Project - Marieholm Tunnel Göteborg – ‘Immersed Tunnel design’

Marieholm Tunnel Göteborg – ‘Immersed Tunnel design’


Marieholm Tunnel Gothenburg - 'Immersed Tunnel Design' Project

MH Poly contributed to the realization and immersion of the Marieholm Tunnel in Gothenburg, Sweden, from 2013 to 2018. They were involved in various phases, starting from the tendering process to the immersion of the third and final tunnel section.

Project Description

The Marieholm Tunnel is a part of the broader Marieholm Connection Project, aiming to enhance the connection between Tingstad and Marieholm through the construction of both a bridge and an immersed tunnel. The immersed tunnel spans 500 meters and consists of three sections and a cut-and-cover portion. It is designed to accommodate three traffic lanes in each direction, with a total capacity of 90,000 vehicles per day. Construction work on the tunnel commenced in 2014, with completion expected in 2020.

MH Poly's involvement began earlier when they participated in a consortium during the project's tender phase in 2013. During this phase, MH Poly provided input on various methods of tunnel immersion. After winning the project bid, MH Poly's focus shifted to designing the temporary structures needed to facilitate the immersion of the three tunnel sections. Additionally, they considered how these temporary structures would interact with permanent constructions. Throughout the immersion process, MH Poly also provided on-site guidance and support to the consortium.

Tunnel Foundation

The foundation method for the immersed elements was the conventional sand flow technique.

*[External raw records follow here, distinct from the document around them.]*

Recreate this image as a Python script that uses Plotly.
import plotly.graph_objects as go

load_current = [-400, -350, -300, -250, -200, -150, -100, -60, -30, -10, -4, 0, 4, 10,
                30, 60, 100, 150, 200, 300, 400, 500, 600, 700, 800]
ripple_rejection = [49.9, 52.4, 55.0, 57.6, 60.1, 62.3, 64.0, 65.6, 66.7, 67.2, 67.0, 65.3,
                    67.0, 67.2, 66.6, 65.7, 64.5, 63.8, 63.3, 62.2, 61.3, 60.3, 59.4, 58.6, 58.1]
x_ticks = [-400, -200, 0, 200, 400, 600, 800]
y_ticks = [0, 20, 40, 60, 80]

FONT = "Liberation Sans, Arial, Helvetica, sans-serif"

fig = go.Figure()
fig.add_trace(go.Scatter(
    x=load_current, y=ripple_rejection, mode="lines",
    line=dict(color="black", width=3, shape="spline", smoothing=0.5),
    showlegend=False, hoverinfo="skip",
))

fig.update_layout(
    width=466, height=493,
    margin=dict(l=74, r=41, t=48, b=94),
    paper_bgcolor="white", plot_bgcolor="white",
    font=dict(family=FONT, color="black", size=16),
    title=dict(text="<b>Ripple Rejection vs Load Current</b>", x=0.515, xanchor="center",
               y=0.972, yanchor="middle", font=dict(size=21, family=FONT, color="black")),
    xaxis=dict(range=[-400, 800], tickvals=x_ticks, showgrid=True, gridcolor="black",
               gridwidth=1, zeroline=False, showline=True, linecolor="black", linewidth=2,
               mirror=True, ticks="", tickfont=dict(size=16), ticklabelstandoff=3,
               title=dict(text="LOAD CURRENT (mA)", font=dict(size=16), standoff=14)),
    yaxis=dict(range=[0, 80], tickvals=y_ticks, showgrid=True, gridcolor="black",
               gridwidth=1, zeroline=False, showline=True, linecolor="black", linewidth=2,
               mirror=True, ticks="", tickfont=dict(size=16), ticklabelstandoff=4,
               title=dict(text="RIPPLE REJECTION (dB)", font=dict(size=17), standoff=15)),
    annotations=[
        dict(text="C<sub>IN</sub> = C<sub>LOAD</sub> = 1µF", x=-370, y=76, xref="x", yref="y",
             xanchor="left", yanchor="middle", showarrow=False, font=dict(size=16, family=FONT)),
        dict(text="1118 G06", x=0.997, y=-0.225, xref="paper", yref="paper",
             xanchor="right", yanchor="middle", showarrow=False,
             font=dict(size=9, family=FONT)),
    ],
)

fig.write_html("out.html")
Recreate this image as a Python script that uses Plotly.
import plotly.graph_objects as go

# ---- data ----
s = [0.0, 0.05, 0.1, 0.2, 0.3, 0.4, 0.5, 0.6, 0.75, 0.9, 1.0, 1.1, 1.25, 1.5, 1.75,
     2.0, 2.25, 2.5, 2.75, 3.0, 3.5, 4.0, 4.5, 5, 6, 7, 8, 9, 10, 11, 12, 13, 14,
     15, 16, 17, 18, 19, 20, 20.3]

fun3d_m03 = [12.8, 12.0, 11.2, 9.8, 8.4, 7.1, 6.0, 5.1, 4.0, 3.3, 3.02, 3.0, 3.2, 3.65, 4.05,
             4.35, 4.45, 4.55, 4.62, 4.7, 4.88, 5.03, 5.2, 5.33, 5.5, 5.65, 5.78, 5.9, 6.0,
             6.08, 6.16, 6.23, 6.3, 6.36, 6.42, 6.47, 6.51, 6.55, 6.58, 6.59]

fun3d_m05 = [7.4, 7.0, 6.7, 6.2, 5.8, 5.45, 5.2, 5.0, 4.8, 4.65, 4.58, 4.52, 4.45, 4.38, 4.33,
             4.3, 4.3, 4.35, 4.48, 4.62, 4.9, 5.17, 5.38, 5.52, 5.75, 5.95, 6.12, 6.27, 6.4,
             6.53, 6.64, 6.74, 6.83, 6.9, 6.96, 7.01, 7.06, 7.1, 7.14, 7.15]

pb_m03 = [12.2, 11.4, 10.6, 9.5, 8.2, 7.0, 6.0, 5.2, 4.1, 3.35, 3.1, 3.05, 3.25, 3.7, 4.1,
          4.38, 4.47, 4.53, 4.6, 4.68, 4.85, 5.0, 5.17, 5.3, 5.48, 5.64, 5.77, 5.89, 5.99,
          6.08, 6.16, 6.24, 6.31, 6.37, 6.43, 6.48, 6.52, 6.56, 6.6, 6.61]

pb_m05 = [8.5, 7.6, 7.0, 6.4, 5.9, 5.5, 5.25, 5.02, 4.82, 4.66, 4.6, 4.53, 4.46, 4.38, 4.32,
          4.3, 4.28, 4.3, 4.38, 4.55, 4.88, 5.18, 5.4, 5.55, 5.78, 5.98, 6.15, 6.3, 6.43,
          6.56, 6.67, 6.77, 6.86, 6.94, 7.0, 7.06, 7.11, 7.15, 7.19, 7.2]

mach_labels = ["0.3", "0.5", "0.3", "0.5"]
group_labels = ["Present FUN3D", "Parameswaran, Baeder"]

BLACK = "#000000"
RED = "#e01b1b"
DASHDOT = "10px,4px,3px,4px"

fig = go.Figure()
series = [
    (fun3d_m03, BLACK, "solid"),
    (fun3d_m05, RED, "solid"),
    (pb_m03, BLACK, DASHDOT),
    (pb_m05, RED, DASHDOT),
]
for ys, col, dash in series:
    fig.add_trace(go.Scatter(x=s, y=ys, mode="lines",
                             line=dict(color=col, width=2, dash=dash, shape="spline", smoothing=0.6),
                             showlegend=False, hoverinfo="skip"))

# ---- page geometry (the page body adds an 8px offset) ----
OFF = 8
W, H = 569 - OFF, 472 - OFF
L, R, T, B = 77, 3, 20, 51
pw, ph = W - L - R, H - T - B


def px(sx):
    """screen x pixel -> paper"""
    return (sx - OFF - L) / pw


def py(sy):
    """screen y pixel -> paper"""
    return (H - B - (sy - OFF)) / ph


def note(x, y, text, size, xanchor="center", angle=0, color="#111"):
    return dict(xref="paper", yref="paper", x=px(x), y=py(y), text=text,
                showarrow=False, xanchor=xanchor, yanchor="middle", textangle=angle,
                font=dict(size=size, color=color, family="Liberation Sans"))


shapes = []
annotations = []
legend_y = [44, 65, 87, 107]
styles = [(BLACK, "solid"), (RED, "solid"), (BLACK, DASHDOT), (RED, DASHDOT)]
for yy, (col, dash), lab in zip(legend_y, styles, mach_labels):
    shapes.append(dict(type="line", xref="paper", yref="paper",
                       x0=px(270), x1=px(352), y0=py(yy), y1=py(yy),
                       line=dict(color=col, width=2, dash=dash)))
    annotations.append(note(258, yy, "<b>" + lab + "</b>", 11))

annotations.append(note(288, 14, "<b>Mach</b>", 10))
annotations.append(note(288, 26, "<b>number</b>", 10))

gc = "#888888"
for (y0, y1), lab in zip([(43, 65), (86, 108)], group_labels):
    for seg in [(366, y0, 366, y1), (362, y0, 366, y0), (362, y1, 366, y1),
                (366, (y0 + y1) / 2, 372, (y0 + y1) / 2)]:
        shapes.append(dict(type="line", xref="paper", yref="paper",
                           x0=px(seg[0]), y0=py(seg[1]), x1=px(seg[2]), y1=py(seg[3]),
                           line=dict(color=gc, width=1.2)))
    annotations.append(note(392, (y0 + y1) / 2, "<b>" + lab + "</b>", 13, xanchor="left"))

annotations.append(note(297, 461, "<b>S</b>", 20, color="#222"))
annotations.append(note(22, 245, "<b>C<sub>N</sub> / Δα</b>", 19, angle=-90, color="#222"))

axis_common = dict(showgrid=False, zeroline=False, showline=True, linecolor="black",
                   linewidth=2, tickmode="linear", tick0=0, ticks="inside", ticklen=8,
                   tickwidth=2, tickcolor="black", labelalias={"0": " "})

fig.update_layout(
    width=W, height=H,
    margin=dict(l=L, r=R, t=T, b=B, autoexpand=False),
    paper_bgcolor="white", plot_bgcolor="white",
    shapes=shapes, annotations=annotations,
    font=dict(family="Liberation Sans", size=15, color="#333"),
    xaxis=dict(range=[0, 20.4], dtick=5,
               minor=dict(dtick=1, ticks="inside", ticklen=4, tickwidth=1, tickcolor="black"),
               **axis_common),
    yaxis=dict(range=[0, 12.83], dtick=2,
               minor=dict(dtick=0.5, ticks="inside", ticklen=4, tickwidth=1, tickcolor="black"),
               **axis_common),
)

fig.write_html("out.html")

Typically, a 1-meter-thick layer of sand is pumped from a storage area, often located on the shore, through a pipeline to the outflow points beneath the tunnel section.

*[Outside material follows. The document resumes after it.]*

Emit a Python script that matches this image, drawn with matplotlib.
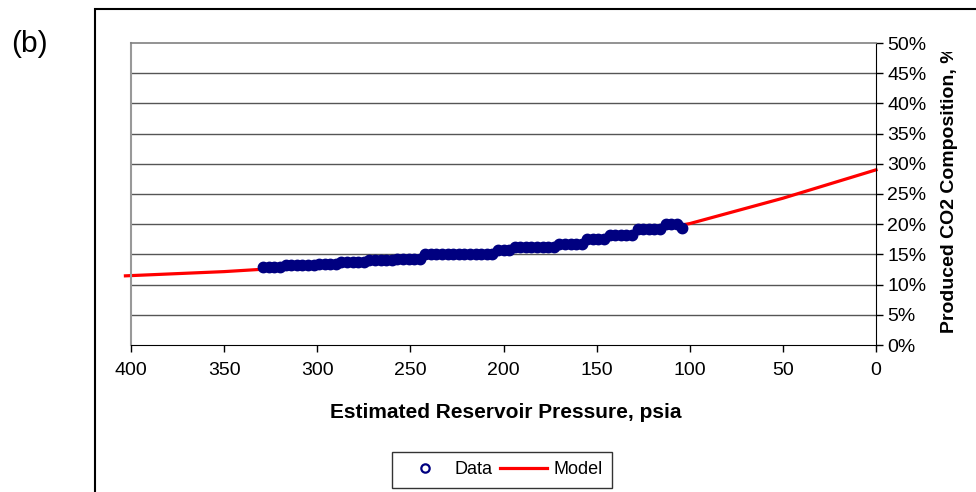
import matplotlib
matplotlib.use("Agg")
import matplotlib.pyplot as plt
from matplotlib.lines import Line2D
from matplotlib.patches import Rectangle
from matplotlib.transforms import Bbox, TransformedBbox

plt.rcParams['font.family'] = ['Liberation Sans', 'DejaVu Sans']

# tekanan reservoir (psia) dan komposisi CO2 terproduksi (%)
data_p = [329, 326, 323, 320,
          317, 314, 311, 308, 305, 302, 299, 296, 293, 290,
          287, 284, 281, 278, 275,
          272, 269, 266, 263, 260,
          257, 254, 251, 248, 245,
          242, 239, 236, 233, 230, 227, 224, 221, 218, 215, 212, 209, 206,
          203, 200, 197,
          194, 191, 188, 185, 182, 179, 176, 173,
          170, 167, 164, 161, 158,
          155, 152, 149, 146,
          143, 140, 137, 134, 131,
          128, 125, 122, 119, 116,
          113, 110, 107,
          104]
data_co2 = [12.9, 12.9, 12.9, 12.9,
            13.3, 13.3, 13.3, 13.3, 13.3, 13.3, 13.4, 13.4, 13.4, 13.4,
            13.8, 13.8, 13.8, 13.8, 13.8,
            14.1, 14.1, 14.1, 14.1, 14.1,
            14.3, 14.3, 14.3, 14.3, 14.3,
            15.0, 15.0, 15.0, 15.0, 15.0, 15.0, 15.0, 15.0, 15.0, 15.0, 15.0, 15.0, 15.0,
            15.8, 15.8, 15.8,
            16.2, 16.2, 16.2, 16.2, 16.2, 16.2, 16.2, 16.2,
            16.7, 16.7, 16.7, 16.7, 16.7,
            17.5, 17.5, 17.5, 17.5,
            18.2, 18.2, 18.2, 18.2, 18.2,
            19.2, 19.2, 19.2, 19.2, 19.2,
            20.0, 20.0, 20.0,
            19.4]

model_p = [403, 350, 300, 250, 200, 150, 100, 50, 0]
model_co2 = [11.45, 12.15, 13.1, 14.2, 15.6, 17.4, 20.1, 24.3, 29.0]

x_ticks = [400, 350, 300, 250, 200, 150, 100, 50, 0]
y_ticks = [0, 5, 10, 15, 20, 25, 30, 35, 40, 45, 50]

W, H = 976, 492
fig = plt.figure(figsize=(W / 100, H / 100), dpi=100)
ax = fig.add_axes([131 / W, 1 - 345 / H, 745 / W, 302 / H])

# garis bantu horizontal
for yv in y_ticks[1:-1]:
    ax.axhline(yv, color='#555555', linewidth=1.0, zorder=1)

ax.plot(model_p, model_co2, color='#ff0000', linewidth=2.3, zorder=2,
        clip_on=False, label='Model')
ax.plot(data_p, data_co2, linestyle='none', marker='o', markersize=4.5,
        markeredgewidth=4.0, markerfacecolor='none', markeredgecolor='#000080',
        zorder=3, label='Data')

ax.set_xlim(400, 0)
ax.set_ylim(0, 50)
ax.set_xticks(x_ticks)
ax.set_yticks(y_ticks)
ax.set_yticklabels([f'{v}%' for v in y_ticks])
ax.yaxis.tick_right()
ax.tick_params(axis='both', direction='out', length=5, width=1, color='black',
               labelsize=14)
ax.tick_params(axis='x', pad=7)
ax.tick_params(axis='y', pad=3)

ax.spines['left'].set_color('#999999')
ax.spines['left'].set_linewidth(1.5)
ax.spines['top'].set_color('#808080')
ax.spines['top'].set_linewidth(1.2)
ax.spines['right'].set_color('black')
ax.spines['bottom'].set_color('black')

fig.text(506 / W, 1 - 418 / H, 'Estimated Reservoir Pressure, psia',
         fontsize=15, fontweight='bold', ha='center', va='baseline')

# label sumbu kanan, terpotong di bagian atas
ylab = fig.text(949 / W, 1 - 333 / H, 'Produced CO2 Composition, %',
                rotation=90, ha='center', va='bottom', fontsize=14,
                fontweight='bold')
ylab.set_clip_box(TransformedBbox(Bbox.from_extents(0, 0, 1, 1 - 52 / H),
                                  fig.transFigure))
ylab.set_clip_on(True)

fig.text(29 / W, 1 - 44 / H, '(b)', fontsize=21.5, ha='center', va='center')

# bingkai luar grafik
fig.add_artist(Rectangle((95 / W, -0.2), 1.0, 1.2 - 9 / H, transform=fig.transFigure,
                         fill=False, edgecolor='black', linewidth=1.5))

h_data = Line2D([], [], linestyle='none', marker='o', markersize=6,
                markeredgewidth=1.6, markerfacecolor='none',
                markeredgecolor='#000080')
h_model = Line2D([], [], color='#ff0000', linewidth=2.3)
leg = fig.legend([h_data, h_model], ['Data', 'Model'], ncol=2, loc='center',
                 bbox_to_anchor=(502 / W, 1 - 470 / H), fontsize=13,
                 frameon=True, fancybox=False, edgecolor='black',
                 handlelength=2.6, handletextpad=0.35, columnspacing=0.45,
                 borderpad=0.5, borderaxespad=0)
leg.get_frame().set_linewidth(1.0)

fig.savefig('out.png', dpi=100)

To create space for the sand foundation, the tunnel element needed to be placed on temporary supports, leaving a gap between the element's underside and the ground. Normally, these temporary (secondary) supports consist of concrete foundation pads situated on the secondary side of the tunnel element. However, due to the presence of a 100mm soft clay layer, this approach wasn't feasible.

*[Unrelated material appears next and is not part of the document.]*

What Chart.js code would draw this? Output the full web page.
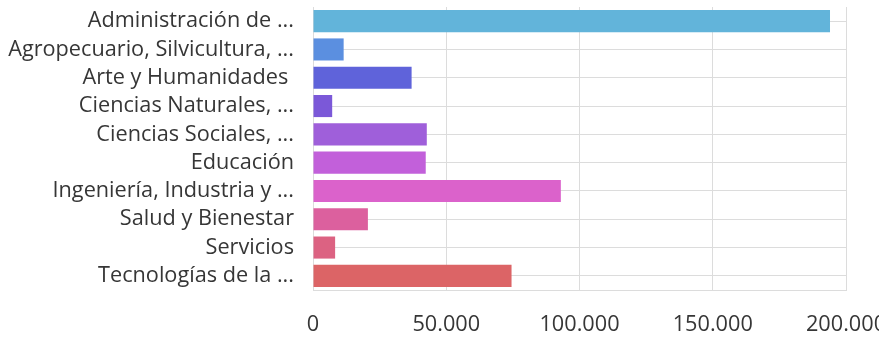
<!DOCTYPE html>
<html>
<head>
<meta charset="utf-8">
<script src="https://cdn.jsdelivr.net/npm/chart.js@4/dist/chart.umd.min.js"></script>
<style>
  html, body { margin: 0; padding: 0; background: #ffffff; overflow: hidden; }
  #wrap { position: relative; width: 879px; height: 339px; }
</style>
</head>
<body>
<div id="wrap"><canvas id="c"></canvas></div>
<script>
const categories = [
  "Administración de ...",
  "Agropecuario, Silvicultura, ...",
  "Arte y Humanidades ",
  "Ciencias Naturales, ...",
  "Ciencias Sociales, ...",
  "Educación",
  "Ingeniería, Industria y ...",
  "Salud y Bienestar",
  "Servicios",
  "Tecnologías de la ..."
];
const values = [194000, 11500, 37000, 7200, 42700, 42300, 93000, 20600, 8300, 74500];
const barColors = [
  "#62b4da", "#5b8fe0", "#5f63da", "#7b58d8", "#9f5fda",
  "#c260da", "#db62cb", "#dc609e", "#dc6282", "#dc6466"
];
const xTicks = [0, 50000, 100000, 150000, 200000];

function fmt(v) {
  return String(v).replace(/\B(?=(\d{3})+(?!\d))/g, ".");
}

new Chart(document.getElementById("c"), {
  type: "bar",
  data: {
    labels: categories,
    datasets: [{
      data: values,
      backgroundColor: barColors,
      borderWidth: 0,
      categoryPercentage: 1.0,
      barPercentage: 0.78
    }]
  },
  options: {
    indexAxis: "y",
    responsive: true,
    maintainAspectRatio: false,
    animation: false,
    layout: { padding: { top: 7, left: 0, right: 33, bottom: 0 } },
    plugins: { legend: { display: false }, tooltip: { enabled: false } },
    scales: {
      x: {
        min: xTicks[0],
        max: xTicks[xTicks.length - 1],
        afterBuildTicks: (s) => { s.ticks = xTicks.map(v => ({ value: v })); },
        afterFit: (s) => {
          s.height = 49;
          s.paddingLeft = 0; s.paddingRight = 0;
        },
        grid: { color: "#dcdcdc", drawTicks: false },
        border: { color: "#dcdcdc" },
        ticks: {
          padding: 22,
          color: "#363636",
          font: { family: "'Open Sans', sans-serif", size: 21.7 },
          callback: (v) => fmt(v),
          maxRotation: 0,
          autoSkip: false
        }
      },
      y: {
        afterFit: (s) => {
          s.width = 313;
          s.paddingTop = 0; s.paddingBottom = 0;
        },
        grid: { color: "#dcdcdc", drawTicks: false, offset: false },
        border: { color: "#dcdcdc" },
        ticks: {
          padding: 19,
          autoSkip: false,
          color: "#363636",
          font: { family: "'Open Sans', sans-serif", size: 21.7 }
        }
      }
    }
  }
});
</script>
</body>
</html>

Instead, the secondary support was implemented as a piled foundation, with each support point comprising three piles. These temporary supports were constantly monitored during the immersion process. Once the sandflow procedure was finished, the tunnel element could be lowered onto the sand foundation.

Project activities
  • Creation of the foundational design for submerging the tunnel components;
  • Developing both preliminary and detailed designs for structures related to submersion, including immersion pontoons, access shafts, bulkheads, anchor points, the sandflow system, and a sealing mechanism between the immersed tunnel section and the cut-and-cover portion;
  • Providing advice on the submersion process and the sequence of tunnel construction;
  • Creation of visual representations for the immersed tunnel in both 2D and 3D formats;
  • On-site consultation during the submersion operations.